Springtime in the Rockies means multi-sport days
Mud Season. Calving Season. The Vernal Equinox. Bikini Ski Season. Planting season. Mexico. Whatever you want to call it, springtime in the mountains is a time of not-so-subtle transitions. Snowbanks recede, fuzzy blossoms are in bloom, birds return with cheerful song, and water seems to be flowing everywhere. Jackets get thinner, sleeves get shorter, shoes get strappier, and ski gloves and beanies begin their descent into the depths of the closet.
People seem to chat just a little bit longer and smile just a little bit brighter, knowing that they have survived another Rocky mountain winter. Even when winter is relatively mild like the unusual one we had this year, springtime feels like a season earned.
As the snow melts and the sun shines longer, it is also the time of year for ample sporting options. The multitude of choices is enough to make anyone a bit giddy, even downright Dr. Seussian.
In a mountain town, so much of your identity is linked to your preferred sport. I am often greeted with the phrase, “Oh, you’re the runner, right?”. Sometimes, a person’s recreation of choice becomes a part of their surname or as their primary clarifier. “I’m going to meet Mike for a coffee.” “Oh, Mike the biker or Ultra-Mike?” “No, Mike the Rock Climber.” “Right.”
The activities we choose to pursue outside of the office, away from the house, beyond our to-do list, become our identity. Although many of us enjoy multiple outdoor pursuits, I’m willing to bet if you were forced to choose one, regardless of weather, it would be an easy choice. Personally, I love the adrenaline of mountain biking and the social bonding of snowboarding. But there is nothing more cathartic, relaxing, and invigorating for me than to throw on my muddy trail shoes for a long run in the woods.
With the welcoming warmth, this time of year brings the opportunity to show your true colors and your sincerest dedication. Either by clinging to your kis and pressing glass on the gondola until the very last possible moment, or unearthing your PhD tights for a muddy road ride on pavement. The blue skies, warmer temps and melting snow clear the way for your inner light to shine.
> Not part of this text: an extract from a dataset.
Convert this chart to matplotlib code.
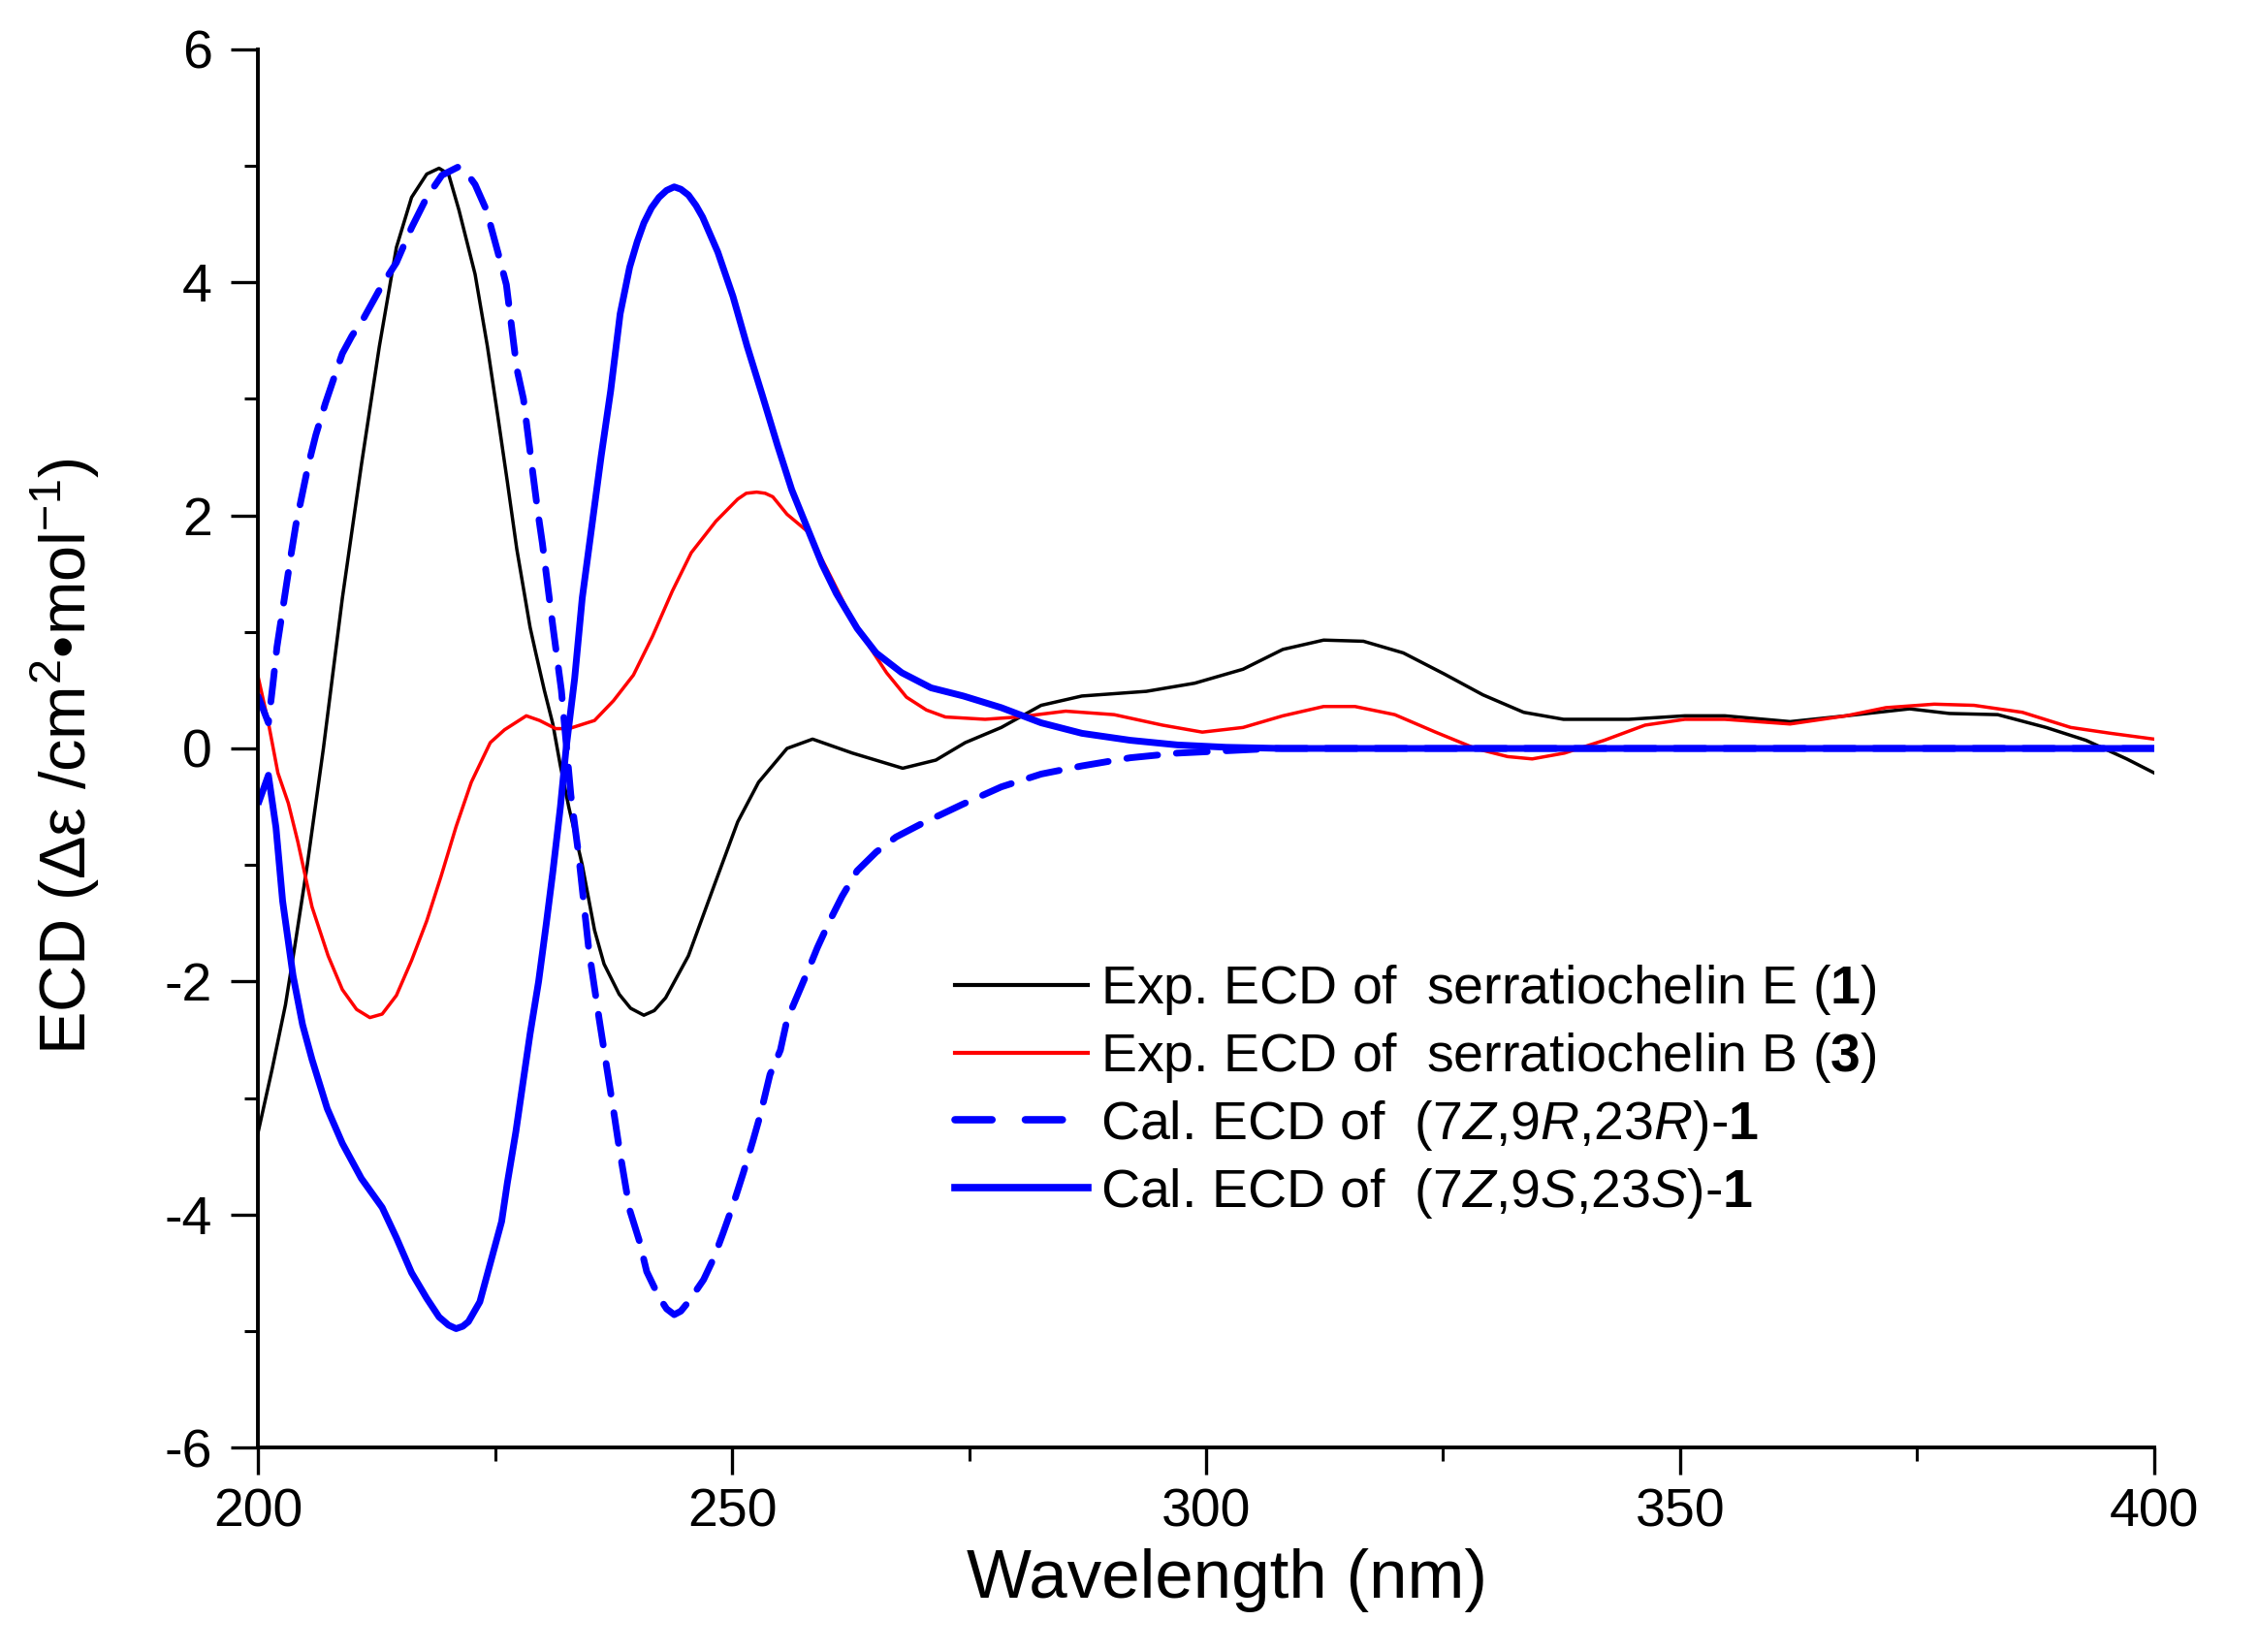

Ok, so springtime makes me a bit silly. But you can see the joy and hear the hope in all of the friendly greetings on the trail. On a recent bluebird day hike, I saw my neighbors participating in every sport imaginable: fat biking, skate skiing, snowshoeing, running, hiking, snowboarding, road biking, and there was even a man on a horse. Even the kayakers have begun to dip their paddles into the rushing river. My heart filled with gratitude for the amazing choices we have and our ability to enjoy the mountains in so many different ways.